After the hospital stay, he was sent to recuperate in Matai, Kazakhstan, and he quickly produced his first rifle at a local train depot workshop. Fine-tuning the experimental model took five years, and in 1946 it passed the last of a series of firing tests with flying colors.

"I was told that when Stalin was shown the AK-47 for the first time, he took it in his hand and didn't put it down while walking around his Kremlin office for the rest of the day," Kalashnikov wrote in his memoirs.

The Soviet government ordered that the AK-47 go into mass production in February 1947. In 1949, the weapon was adopted by the Soviet Army and Sergeant Kalashnikov, then 30, was awarded the Stalin Prize.

Some 70 million to 100 million Kalashnikovs have been built worldwide since then, according to the Moscow-based Center for Analysis of Strategic and Technologies, or CAST. In comparison, about 7 million M-16 assault rifles have been made. The M-16 is the Kalashnikov's main Western rival.

More than a dozen modifications have been developed for the Kalashnikov, including one with a curved barrel allowing tank crews to shoot around corners. That particular modification never went into mass production.

The AK and its derivatives are used to this day by an assortment of armed forces, guerrilla groups, terrorists and common thugs in 55 countries. Lebanon-based Hezbollah Islamic radicals regard the gun as a symbol of their struggle against the "infidels."

The Kalashnikov, which has a vodka and even a song named in its honor, is produced in at least 19 countries, including Egypt, Bulgaria, Israel, the Netherlands, Finland, Sweden, South Africa and India, according to Izhmash. The plant got a patent for the weapon only in 1997 and hired a Swiss-based law firm to sue foreign manufacturers for royalties.

China, Turkey and Slovenia have agreed to pay royalties, but Izhmash is still having trouble collecting from countries such as Romania, which makes a modified version that it claims cannot be copyrighted by Izhmash, said Maxim Pyadushkin, a small-arms expert with CAST.

Izhmash said in 1999 that a Kalashnikov production license costs between $6 million and $10 million.

It remains unclear whether inventor Kalashnikov, 83, gets any part of the royalties paid to Izhmash.

Mozambique, which does not produce Kalashnikovs, put the gun on its national flag in 1975 when the FRELIMO Mozambique Liberation Front came to power after an 11-year independence war with Portugal.

The gun on the flag symbolizes defense, officials at the Mozambique Embassy in Moscow said.

In 1999, the Mozambique government declared a public contest for a new national flag but all of the submissions were rejected, embassy officials said.

The weapon is depicted on the emblems of the rebel Chechen government and Burkina Faso in Africa.

In recent years, several rivals have emerged to compete against the Kalashnikov for domestic orders. Perhaps the strongest competitor is the Abakan, an assault rifle commissioned by the Defense Ministry in 1997. The Abakan is more precise than the Kalashnikov and easier to learn to use, but it can only be disassembled with the aid of a screwdriver, Pyadushkin said. In comparison, blindfolded high school students could break apart the Kalashnikov with their bare hands in less than 30 seconds in Soviet times, he said.
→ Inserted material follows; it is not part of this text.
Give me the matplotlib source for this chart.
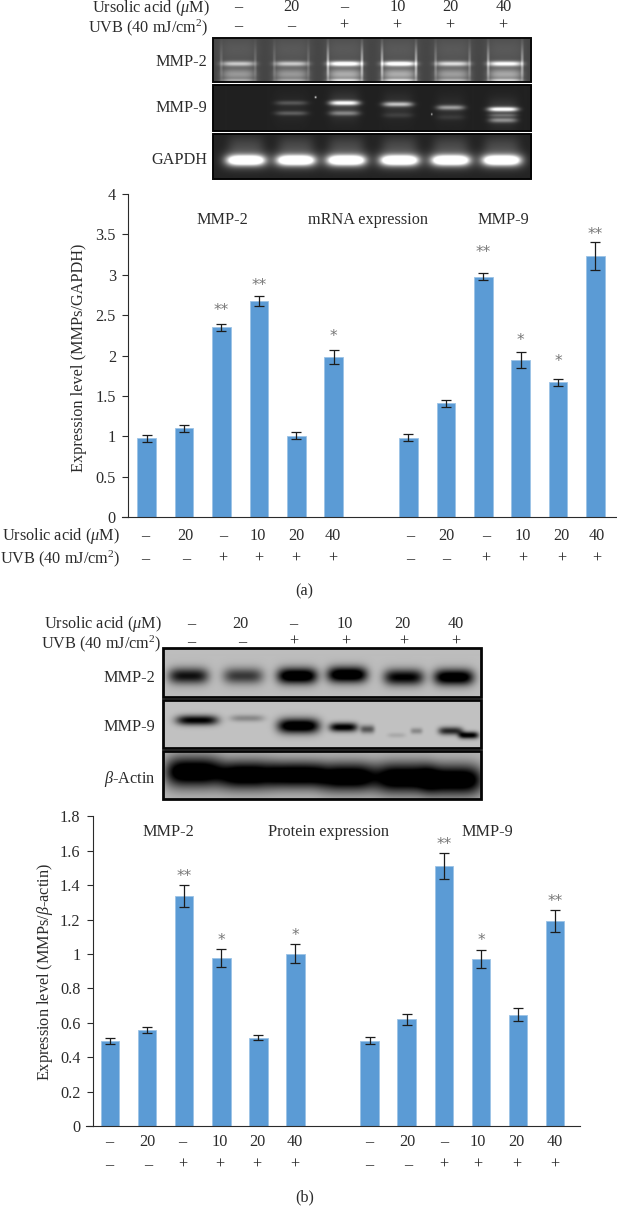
"""Ursolic acid MMP expression figure: gels, blots and bar charts."""

import matplotlib.pyplot as plt
import numpy as np

W, H = 617, 1206
INK = "#2b2b2b"
BAR = "#5b9bd5"
SERIF = "Liberation Serif"
FONT = 11.7

plt.rcParams["font.family"] = [SERIF, "DejaVu Serif"]
plt.rcParams["mathtext.fontset"] = "custom"
plt.rcParams["mathtext.rm"] = SERIF
plt.rcParams["mathtext.it"] = SERIF + ":italic"

# row labels
ursolic = ["–", "20", "–", "10", "20", "40"]
uvb = ["–", "–", "+", "+", "+", "+"]

# panel (a) mRNA
mrna_mmp2 = [0.976, 1.10, 2.352, 2.673, 1.01, 1.977]
mrna_mmp2_err = [0.045, 0.04, 0.043, 0.062, 0.04, 0.085]
mrna_mmp9 = [0.985, 1.41, 2.974, 1.94, 1.67, 3.234]
mrna_mmp9_err = [0.043, 0.043, 0.04, 0.1, 0.043, 0.173]
mrna_stars = [(2, "**", 2.554), (3, "**", 2.87), (5, "*", 2.235),
              (9, "**", 3.27), (10, "*", 2.19), (11, "*", 1.93), (12, "**", 3.5)]
mrna_ticks = [0, 0.5, 1, 1.5, 2, 2.5, 3, 3.5, 4]
mrna_ticklabels = ["0", "0.5", "1", "1.5", "2", "2.5", "3", "3.5", "4"]

# panel (b) protein
prot_mmp2 = [0.494, 0.558, 1.335, 0.975, 0.514, 1.0]
prot_mmp2_err = [0.018, 0.017, 0.064, 0.052, 0.017, 0.055]
prot_mmp9 = [0.496, 0.62, 1.512, 0.971, 0.647, 1.19]
prot_mmp9_err = [0.019, 0.033, 0.077, 0.051, 0.039, 0.064]
prot_stars = [(2, "**", 1.45), (3, "*", 1.081), (5, "*", 1.105),
              (9, "**", 1.634), (10, "*", 1.081), (12, "**", 1.304)]
prot_ticks = [0, 0.2, 0.4, 0.6, 0.8, 1, 1.2, 1.4, 1.6, 1.8]
prot_ticklabels = ["0", "0.2", "0.4", "0.6", "0.8", "1", "1.2", "1.4", "1.6", "1.8"]

gel_mmp2_amp = [0.6, 0.6, 1.0, 1.0, 0.7, 0.9]
gel_gapdh_amp = [1.0, 1.0, 1.0, 1.0, 1.0, 1.0]
wb_mmp2_amp = [0.72, 0.55, 1.0, 1.0, 0.8, 0.95]
# centre x, centre y, half width, half height, strength
gel_mmp9_bands = [
    (291, 102.7, 16, 2.2, 0.22), (291, 113, 16, 2.2, 0.25),
    (344, 102.7, 15, 2.4, 0.95), (344, 113, 15, 2.4, 0.38),
    (397.3, 104, 15, 2.4, 0.68), (397.3, 115, 15, 2.5, 0.1),
    (450, 107.3, 14, 2.4, 0.52), (450, 117, 14, 2.5, 0.08),
    (502.3, 109, 15, 2.2, 1.0), (502.3, 115, 14, 1.5, 0.22), (502.3, 120, 14, 2.4, 0.42),
    (315.2, 97, 0.9, 0.9, 1.0), (431.2, 114, 0.7, 1.0, 0.8),
]
wb_mmp9_bands = [
    (196.7, 720, 21, 5, 0.82), (246.7, 718, 17, 3.5, 0.24),
    (298, 725.7, 21, 7.5, 1.0), (343, 727, 14, 4.5, 0.85), (367, 729, 7, 4, 0.45),
    (396, 735, 9, 2.5, 0.1), (416, 730.7, 6, 3, 0.24),
    (450, 730.7, 12, 4, 0.65), (468, 735, 10, 3.5, 0.85),
]
wb_actin_bands = [
    (193, 772, 28, 15, 1.0), (246.7, 775, 28, 14, 1.0), (296.7, 775, 26, 13, 1.0),
    (346.7, 777, 28, 14, 1.0), (403, 778, 29, 15, 1.0), (453, 780, 29, 15, 1.0),
]


def px_axes(fig, x0, y0, x1, y1):
    """Axes placed by pixel box, y measured from the top."""
    return fig.add_axes([x0 / W, 1 - y1 / H, (x1 - x0) / W, (y1 - y0) / H])


def blob(xx, yy, cx, cy, wx, wy):
    """Soft flat topped band shape."""
    return np.exp(-np.abs((xx - cx) / wx) ** 4 - np.abs((yy - cy) / wy) ** 2)


def grid(box):
    x0, y0, x1, y1 = box
    return np.meshgrid(np.arange(x0, x1, 0.5), np.arange(y0, y1, 0.5))


def show(ov, img, box, border, lw):
    x0, y0, x1, y1 = box
    ov.imshow(np.clip(img, 0, 1), cmap="gray", vmin=0, vmax=1, aspect="auto",
              extent=(x0, x1, y1, y0), interpolation="bilinear", zorder=1)
    ov.add_patch(plt.Rectangle((x0, y0), x1 - x0, y1 - y0, fill=False,
                               ec=border, lw=lw, zorder=2))


def gel_mmp2(ov, box, lanes):
    xx, yy = grid(box)
    img = np.full(xx.shape, 0.27)
    for cx, amp in zip(lanes, gel_mmp2_amp):
        img += 0.08 * blob(xx, yy, cx, 50, 20, 16)
        img += (0.2 + 0.2 * amp) * blob(xx, yy, cx, 74, 17, 6)
        img += 0.8 * amp * blob(xx, yy, cx, 63.5, 17, 2.5)
        img += 0.5 * amp * blob(xx, yy, cx, 80, 17, 1.6)
        for side in (-1, 1):
            img += 0.6 * (amp - 0.4) * blob(xx, yy, cx + side * 17, 64, 1.4, 18)
    show(ov, img, box, "#0a0a0a", 1.4)


def gel_bands(ov, box, bands):
    xx, yy = grid(box)
    img = np.full(xx.shape, 0.13)
    for cx, cy, wx, wy, amp in bands:
        img += 0.85 * amp * blob(xx, yy, cx, cy, wx, wy)
        if wx > 2:
            img += 0.1 * amp * blob(xx, yy, cx, cy, wx, wy * 5)
    show(ov, img, box, "#050505", 1.4)


def gel_gapdh(ov, box, lanes):
    xx, yy = grid(box)
    img = np.full(xx.shape, 0.14)
    for cx, amp in zip(lanes, gel_gapdh_amp):
        img += 0.14 * blob(xx, yy, cx, 146, 18, 10)
        img += 0.45 * blob(xx, yy, cx, 160, 23, 8)
        img += 1.0 * amp * blob(xx, yy, cx, 160, 18, 4.6)
    show(ov, img, box, "#050505", 1.4)


def wb_bands(ov, box, bands, base):
    xx, yy = grid(box)
    img = np.full(xx.shape, base)
    for cx, cy, wx, wy, amp in bands:
        img -= 0.95 * amp * blob(xx, yy, cx, cy, wx, wy)
    show(ov, img, box, "#050505", 2.0)


def bars(fig, box, xlim, ymax, ticks, ticklabels, mmp2, mmp2_err, mmp9, mmp9_err, stars):
    """Bar panel: MMP-2 at 0-5, MMP-9 at 7-12."""
    ax = px_axes(fig, *box)
    ax.patch.set_alpha(0)
    xs = list(range(6)) + list(range(7, 13))
    ax.bar(xs, mmp2 + mmp9, width=0.5, color=BAR, edgecolor="#9cc3e6", linewidth=0.6)
    ax.errorbar(xs, mmp2 + mmp9, yerr=mmp2_err + mmp9_err, fmt="none", ecolor="#1c1c1c",
                elinewidth=0.9, capsize=3.4, capthick=0.9)
    for x, mark, y in stars:
        ax.text(x, y, mark, ha="center", va="center", fontsize=11, color="#777777",
                fontfamily=["DejaVu Sans"])
    ax.set_xlim(*xlim)
    ax.set_ylim(0, ymax)
    ax.set_xticks([])
    ax.set_yticks(ticks)
    ax.set_yticklabels(ticklabels, fontsize=FONT, color=INK)
    ax.tick_params(axis="y", length=4.4, width=0.8, color=INK, pad=4.5)
    for side in ("top", "right"):
        ax.spines[side].set_visible(False)
    for side in ("left", "bottom"):
        ax.spines[side].set_linewidth(0.8)
        ax.spines[side].set_color(INK)
    return ax


def row(ov, xs, labels, y):
    for x, text in zip(xs, labels):
        ov.text(x, y, text, ha="center", va="center", fontsize=FONT, color=INK, zorder=3)


def label(ov, x, y, s, ha="center", **kw):
    ov.text(x, y, s, ha=ha, va="center", fontsize=FONT, color=INK, zorder=3, **kw)


def main():
    fig = plt.figure(figsize=(W / 100, H / 100), dpi=100)
    ov = fig.add_axes([0, 0, 1, 1])
    ov.axis("off")

    ua_text = r"Ursolic acid ($\mu$M)"
    uvb_text = r"UVB (40 mJ/cm$^{2}$)"

    # panel (a) gels
    label(ov, 209.5, 8.5, ua_text, ha="right")
    label(ov, 208, 28, uvb_text, ha="right")
    row(ov, [238.5, 291.5, 343.9, 397.7, 450, 503.8], ursolic, 7)
    row(ov, [238.5, 291.5, 343.9, 397, 450, 503], uvb, 26)
    gel_mmp2(ov, (213, 38.3, 531.3, 81.7), [238, 291, 344.5, 398.5, 452, 504.5])
    gel_bands(ov, (213, 85, 531.3, 130.7), gel_mmp9_bands)
    gel_gapdh(ov, (213, 134, 531.3, 178.7), [245.6, 295.5, 345.8, 398.9, 450, 501])
    label(ov, 207, 62, "MMP-2", ha="right")
    label(ov, 207, 108, "MMP-9", ha="right")
    label(ov, 207.5, 160, "GAPDH", ha="right")

    # panel (a) bars
    bars(fig, (128.3, 193.7, 616, 517.3), (-0.492, 12.55), 4,
         mrna_ticks, mrna_ticklabels, mrna_mmp2, mrna_mmp2_err, mrna_mmp9, mrna_mmp9_err, mrna_stars)
    ov.plot([122, 128.3], [517.3, 517.3], color=INK, lw=0.8)
    label(ov, 79, 358, "Expression level (MMPs/GAPDH)", rotation=90)
    label(ov, 222, 220, "MMP-2")
    label(ov, 368, 220, "mRNA expression")
    label(ov, 503, 220, "MMP-9")
    label(ov, 119.5, 535.7, ua_text, ha="right")
    label(ov, 120.5, 559, uvb_text, ha="right")
    row(ov, [145, 185.7, 223, 258, 296, 333, 410, 446.7, 486, 523, 561.7, 596.7], ursolic + ursolic, 535.7)
    row(ov, [145, 186, 222.3, 258.3, 295.7, 333, 410, 446, 485.3, 522.7, 561.7, 596.3], uvb + uvb, 559)
    label(ov, 304, 591.7, "(a)")

    # panel (b) blots
    label(ov, 161.7, 624, ua_text, ha="right")
    label(ov, 161, 644, uvb_text, ha="right")
    row(ov, [191, 240, 293.3, 345, 402.3, 455.7], ursolic, 624)
    row(ov, [191, 241.7, 293.3, 346, 403.3, 455.7], uvb, 641.7)
    mmp2_bands = [(cx, cy, 20, 8, a) for cx, cy, a in zip(
        [188, 242.7, 296.7, 346.7, 403.3, 453.3],
        [675.7, 675.7, 675.7, 674.5, 677, 677], wb_mmp2_amp)]
    wb_bands(ov, (162.7, 648.3, 480.7, 696.7), mmp2_bands, 0.74)
    wb_bands(ov, (162.7, 700, 480.7, 747.7), wb_mmp9_bands, 0.76)
    wb_bands(ov, (162.7, 751.3, 480.7, 799.3), wb_actin_bands, 0.72)
    label(ov, 155.7, 678, "MMP-2", ha="right")
    label(ov, 155.7, 727.3, "MMP-9", ha="right")
    label(ov, 155.7, 779, r"$\beta$-Actin", ha="right")

    # panel (b) bars
    bars(fig, (92.7, 816.3, 580, 1126), (-0.466, 12.67), 1.8,
         prot_ticks, prot_ticklabels, prot_mmp2, prot_mmp2_err, prot_mmp9, prot_mmp9_err, prot_stars)
    ov.plot([86, 92.7], [1126, 1126], color=INK, lw=0.8)
    label(ov, 45, 972, r"Expression level (MMPs/$\beta$-actin)", rotation=90)
    label(ov, 168, 832, "MMP-2")
    label(ov, 329, 832, "Protein expression")
    label(ov, 487, 832, "MMP-9")
    row(ov, [109.3, 147.7, 182.3, 220, 257.7, 294.7, 369.3, 407.7, 444, 478, 516.7, 555], ursolic + ursolic, 1142)
    row(ov, [109.3, 148.3, 182.3, 219.3, 257, 294.3, 369.3, 407.7, 443.7, 477.7, 516.7, 554.7], uvb + uvb, 1165)
    label(ov, 304.7, 1197, "(b)")

    ov.set_xlim(0, W)
    ov.set_ylim(H, 0)
    fig.savefig("out.png", dpi=100)


main()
The Defense Ministry has unsuccessfully tried to get the elite airborne troops to switch from Kalashnikovs to Abakans. "There is a psychological factor here," Pyadushkin said.
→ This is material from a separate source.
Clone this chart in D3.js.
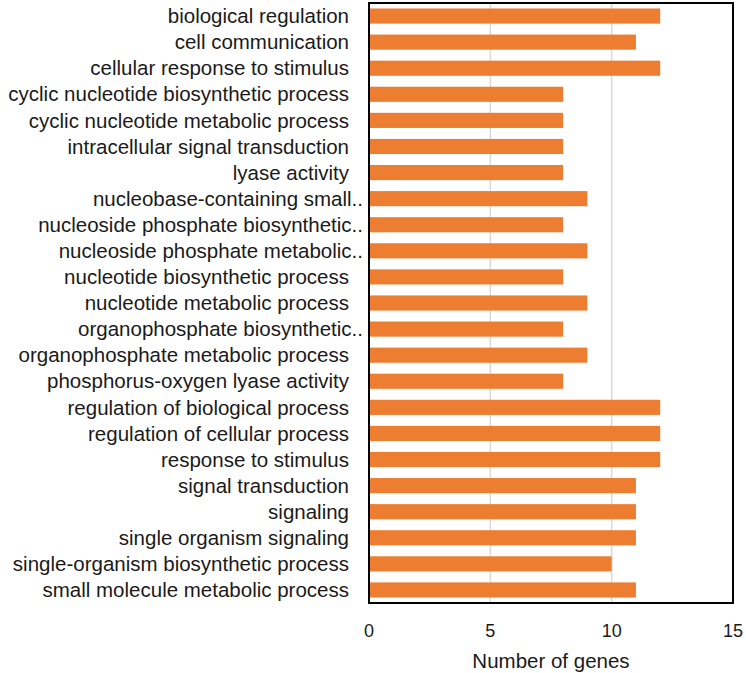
<!DOCTYPE html>
<html><head><meta charset="utf-8">
<script src="https://cdn.jsdelivr.net/npm/d3@7"></script>
<style>body{margin:0;background:#fff}text{font-family:"Liberation Sans",Arial,sans-serif;fill:#1a1a1a}</style>
</head><body><svg id="c" width="746" height="673"></svg>
<script>
const categories = ["biological regulation","cell communication","cellular response to stimulus","cyclic nucleotide biosynthetic process","cyclic nucleotide metabolic process","intracellular signal transduction","lyase activity","nucleobase-containing small..","nucleoside phosphate biosynthetic..","nucleoside phosphate metabolic..","nucleotide biosynthetic process","nucleotide metabolic process","organophosphate biosynthetic..","organophosphate metabolic process","phosphorus-oxygen lyase activity","regulation of biological process","regulation of cellular process","response to stimulus","signal transduction","signaling","single organism signaling","single-organism biosynthetic process","small molecule metabolic process"];
const values = [12,11,12,8,8,8,8,9,8,9,8,9,8,9,8,12,12,12,11,11,11,10,11];
const xTicks = [0,5,10,15];
const xTitle = "Number of genes";

const svg = d3.select("#c");
const L = 369, R = 733, T = 3, B = 603;
const x = d3.scaleLinear().domain([0,15]).range([L,R]);
const y = d3.scaleBand().domain(categories).range([T,B]).paddingInner(0.42).paddingOuter(0.21);

svg.append("g").selectAll("line").data(xTicks.slice(1,-1)).join("line")
  .attr("x1",d=>x(d)).attr("x2",d=>x(d)).attr("y1",T).attr("y2",B)
  .attr("stroke","#d9d9d9").attr("stroke-width",1.5);

svg.append("g").selectAll("rect").data(values).join("rect")
  .attr("x",x(0)).attr("y",(d,i)=>y(categories[i]))
  .attr("width",d=>x(d)-x(0)).attr("height",y.bandwidth())
  .attr("fill","#ED7D31");

svg.append("rect").attr("x",L).attr("y",T).attr("width",R-L).attr("height",B-T)
  .attr("fill","none").attr("stroke","#000").attr("stroke-width",2);

svg.append("g").selectAll("text").data(categories).join("text")
  .attr("x",d=>d.endsWith("..")?363:349).attr("y",d=>y(d)+y.bandwidth()/2)
  .attr("dy","0.35em").attr("text-anchor","end").attr("font-size",20.5).text(d=>d);

svg.append("g").selectAll("text").data(xTicks).join("text")
  .attr("x",d=>x(d)).attr("y",631).attr("dy","0.35em").attr("text-anchor","middle")
  .attr("font-size",18).text(d=>d);

svg.append("text").attr("x",(L+R)/2).attr("y",661).attr("dy","0.35em")
  .attr("text-anchor","middle").attr("font-size",20.5).text(xTitle);
</script></body></html>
The Federal Security Service's elite Alpha and Vympel units and Interior Ministry commandos have abandoned Kalashnikovs for newer makes including the Val, Klin, Kedr and Bison.

These weapons could soon be surpassed by another submachine gun, also named after Kalashnikov, Pyadushkin said. Kalashnikov has been replaced as Izhmash's chief designer by his son Viktor but continues to act as a consultant at the plant. The AK-107 and AK-108 assault rifles boast a special balancing system that prevents them from swaying sideways when being fired, thus allowing greater precision. A similar system is in the works in the United States, Pyadushkin said. "Our generals think that there is no rush in abandoning the good old Kalashnikovs, but once the U.S. begins to switch to this new system, we will follow suit," Pyadushkin said.